Biden Punts on Expanding the Supreme Court, Calling for a Panel to Study Changes

The Democratic presidential nominee said he would appoint a bipartisan commission to examine whether an overhaul is needed to the judiciary and to make recommendations.

By Charlie Savage and Katie Glueck

Joseph R. Biden Jr., who for weeks has declined to clarify his position on progressive activists’ calls to expand the Supreme Court to add liberal justices, said in a new interview that if elected, he would establish a bipartisan commission of scholars to study possible ways to overhaul the judicial branch.

“I will ask them to, over 180 days, come back to me with recommendations as to how to reform the court system, because it’s getting out of whack,” Mr. Biden, the Democratic presidential nominee, told CBS News’s Norah O’Donnell, according to an interview excerpt made public on Thursday and expected to be broadcast in full on Sunday on “60 Minutes.”

While Mr. Biden opposed court packing during the primaries, he has equivocated since the matter took on new urgency after Justice Ruth Bader Ginsburg died last month and Republicans rushed to fill her seat amid the election endgame — an approach that has allowed the issue to fester and created fodder for a new and sustained line of attack from the right.
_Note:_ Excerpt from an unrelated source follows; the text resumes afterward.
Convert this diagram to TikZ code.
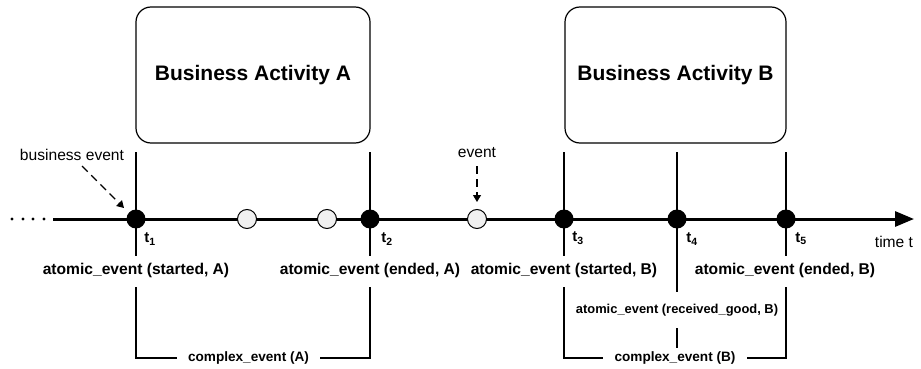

Under such pressure, Mr. Biden had said last week that voters “have a right to know where I stand” before they vote.

His proposal for a commission, however, continued to sidestep, for now, taking a yes-or-no position on diluting the power of the new conservative bloc that President Trump and Senate Republicans are creating. And in the brief clip released by CBS, Mr. Biden emphasized that many other ideas were out there for overhauling the judiciary.

“The way in which it’s being handled, and it’s not about court packing, there’s a number of other things that our constitutional scholars have debated and I’ve looked to see what recommendations that commission might make,” he said.

His team offered few specifics about who would serve on the panel or how the campaign had settled on the idea, when asked for details at a news briefing on Thursday.